Две полнокровные роты – это хорошая дивизионная операция!
Четырнадцать месяцев я был в отряде. И еще потом один месяц на «очистке». После операции «Багратион», когда наши войска продвинулись далеко вперед, на запад, в белорусских лесах осталось много окруженных групп немцев, полицаев. Да, вот такая история. В сорок втором я от них хоронился. А в сорок четвертом – они от нас. Вот жизнь как поворачивается…
Многие, кого мы брали в плен, были в немецкой форме и хорошо говорили по-русски. Некоторые были одеты в эсэсовскую форму. Тут попадались не только полицейские, но и остатки разных специальных подразделений, и власовцы, и группы из первого русского национального полка СС, и польские офицеры Армии крайовой, и дезертиры. Те прятались в лесах с лета сорок первого года. Некоторые сами выходили. В основном это были местные жители. Кого бабы прятали, кого родители.

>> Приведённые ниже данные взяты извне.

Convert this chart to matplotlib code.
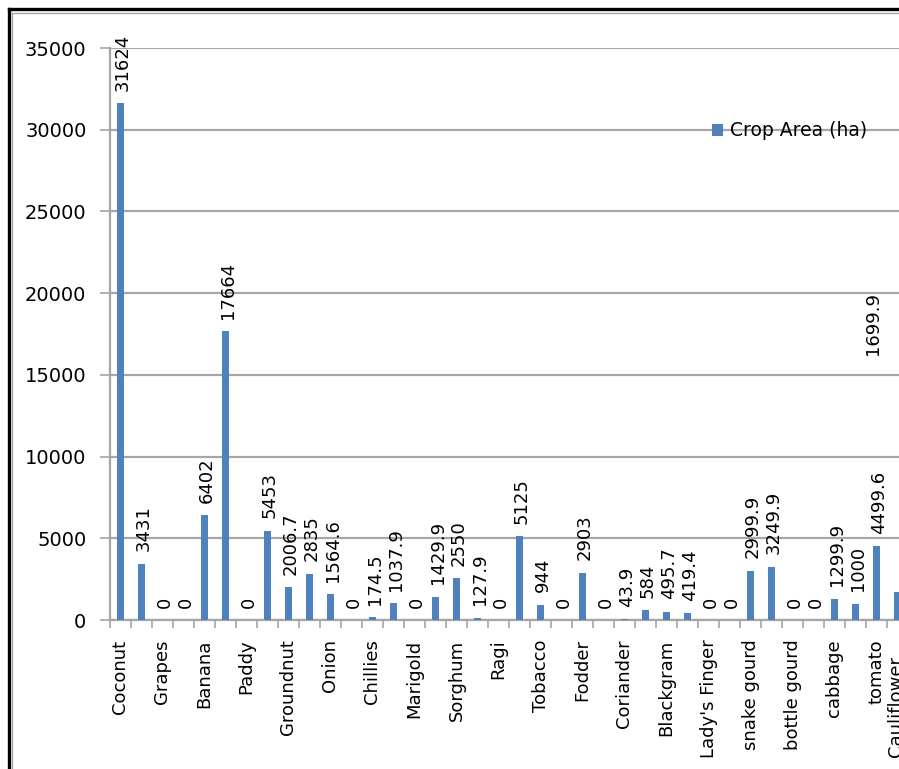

– А уже слыхать было, особенно по ночам, как наши идут. Тяжелая артиллерия била. Фронт валом катился. Тут уж наши хломосили почем зря, не то что в сорок первом под Вязьмой.
Иногда нас отправляли на железнодорожную станцию – разгружали вагоны. Обычно, когда нас гнали туда, вдоль дороги стояли жители, в основном угнанные немцами из оккупированных областей. Кричали: «Кто из Тулы? Кто из Брянска?» Деревни называли. Слышу, кричат: «Зимницкие есть?» Поворачиваюсь, кричу вслепую: «Я из Зимниц, а ты кто?» Стоит мальчик: «Ты что, дядя Ефим, не узнал меня?» Боже ты мой, гляжу, это ж Витя Лавреев! До войны такой шалун малый был! «Что в Зимницах?» – спрашиваю. Он мне все и порассказал: что Зимницы немцы сожгли дотла, что мужиков всех, и даже ребят по пятнадцать – шестнадцать лет, постреляли, что только кое-кто случайно остался жив. «Бабы-то с детьми живы?» – «Живы!» – говорит. «А отец мой?» – «Нет, – говорит, – расстрелян». «А тесть, Кирилл Арсентьевич?» – «И он», – отвечает мне Витя. «А дядя Охрем?» – «Дядя Охрем, – говорит, – живой остался». Условились мы с ним на завтра встретиться возле проволоки. Гражданским к нам приходить разрешали, охрана не препятствовала. Да что-то не пришел Витя.
И надо ж было такому случиться, что встретились мы с ним потом еще раз, уже в Германии, куда нас дальше угнали. И рассказал он мне тогда побольше. Например, что в Минске с ним вместе Степанида была с детьми. Это одна женщина наша, тоже зимницкая. А у нас в Минске комендантом лагеря в то время был немец по фамилии Кац. Раньше, когда мы только-только туда поступили, другой был. Тот все, бывало, ходил с расстегнутой кобурой. Чуть что, стрелял без предупреждения. Много нашего брата пострелял. А Кац был добрый. Вот, помню, подойдет к проволоке женщина, уговорится с кем из наших – и к нему: мол, господин комендант, мужа нашла, отпусти отца к детям. Усмехнется немец да и прикажет отпустить пленного. Отпускал насовсем. Слыханное ли дело – на волю, после таких-то мучений… А вот же отпускал. Вот бы мне встретиться тогда со Степанидой!..
Витю Лавреева я встретил после 3 мая 1945 года, когда нас англичане освободили.
Англичане нас передали нашим.
За мной ничего такого не числилось. Поэтому после передачи я сразу попал на хозяйство и, считай, опять, как в сорок первом под Новодугинской, на должность старшины. Жили мы в польской деревне, работали на маслобойне. Снабжали войска продовольствием.
Раз приезжают двое молодых офицеров из особого отдела. Поговорили и тут же отпустили. Больше трепали тех, кто в сорок третьем и позже в плен попал. А нас, кто в сорок первом да в сорок втором… Знали, какая война на нашу долю выпала.